Golf shoes are steadily becoming less traditional looking. The Nike Infinity Pro 2 is Nike’s response to consumer demand for a golf shoe that looks and performs like a running shoe. On the surface, the Nike Infinity Pro 2 does share some characteristics to Nike’s lineup of running shoes, but that’s only half the battle. A golf shoe is effectively worthless if it can’t pull its weight in the on-course performance test.
Can a golf shoe that looks and performs like a running shoe possibly be the shoe you’ve been looking for? Or is the idea of blending both running and golf into one shoe just a marketing gimmick? Let’s find out.
Nike Infinity Pro 2
Sizing: Runs small; go up 1/2 size.
- Rundown: This budget-friendly shoe is jam-packed with cushion, but it’s the traction that really shines. Be wary of the narrow and short fit.
Nike designed the Infinity Pro 2 with the idea that it should look and perform like a modern running shoe. This really shows up in the traction department. Nike packed the Infinity Pro 2 with a beefy React Foam midsole that’s both bouncy and responsive.
Both on and off the course, React is one of my favorite foams, but I did find this particular setup to be more firm than I’m used to. If you’re a fan of firm and supportive cushioning, the Nike Infinity Pro 2 is absolutely a champion in this regard. You should have no problem walking 18 holes in this shoe!
I don’t really know how to describe the traction on the Nike Infinity Pro 2, but it flat-out works. It’s a very low-profile pattern made of flexible rubber and some funky-looking grooves. Even still, I found it to be perfectly grippy on both dry and wet surfaces.
Nike made it a point to keep the spikeless traction on the Infinity Pro 2 versatile so that you can wear these “casually” after your round. I found this to be true. If you’re someone who doesn’t like to change shoes after your round before you head to the restaurant or bar, the Lebron 20 makes the transition from the course to the concrete pretty seamless.
Price is often overlooked, especially in the game of golf. It’s expensive to start the game, and I’m all for any shoe that lowers that barrier to entry. The retail price of the Nike Infinity Pro 2 is $110, which by golf shoe industry standards is pretty darn low.
Most “budget” shoes I’ve tested hover around the $130 price range. At the time of writing this, you can find a few colorways of the Infinity Pro 2 for less than $100. At that price point, these are extremely easy to recommend.
The issues with the fit of the Nike Infinity Pro 2 are partially my fault; Nike did mention that the shoe runs small on their website, and I just skipped over that part. The Infinity Pro 2 fits at least 1/2 size small, and is pretty narrow, too.
If you can try this on, I’d highly recommend it. If trying on isn’t an option, I’d suggest going up at least 1/2 size or buying the wide version (only one colorway available) for those of you with wide feet.
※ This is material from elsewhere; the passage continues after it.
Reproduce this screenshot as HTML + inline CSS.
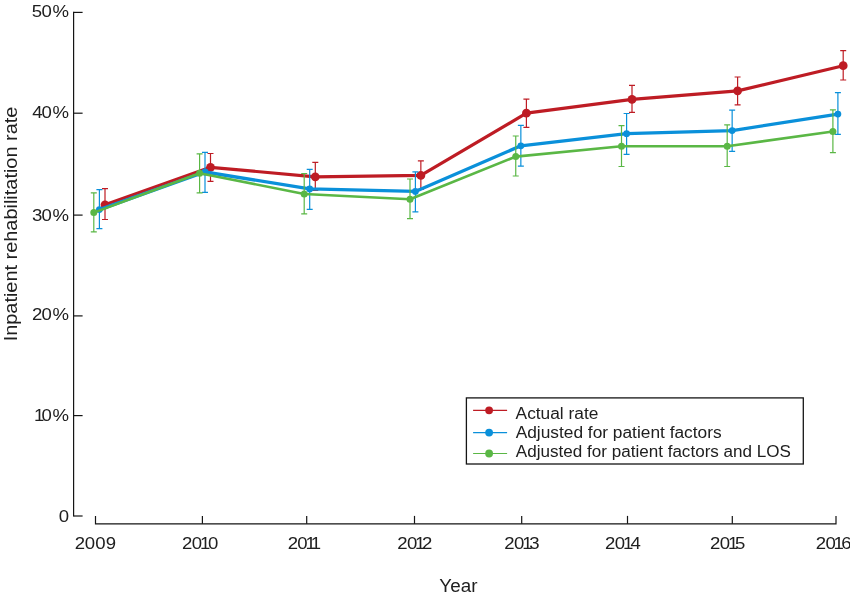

I will also mention that most modern golf shoes have gone to a one-piece construction, whereas the Infinity Pro 2 features a detached, more traditional tongue. Normally this wouldn’t be an issue, but I did find the tongue caused some irritation to my ankles.
Nike Infinity Pro 2 Summary
Can a shoe that looks and feels like a running shoe hold its own on the golf course? Absolutely. The Nike Infinity Pro 2 is proof that golf doesn’t have to look or feel traditional.
Don’t let the marketing lingo scare you; the Nike Infinity Pro 2 is a very solid golf shoe at an amazing price point. You’re going to want to grab a pair of these, especially if you can catch them on sale!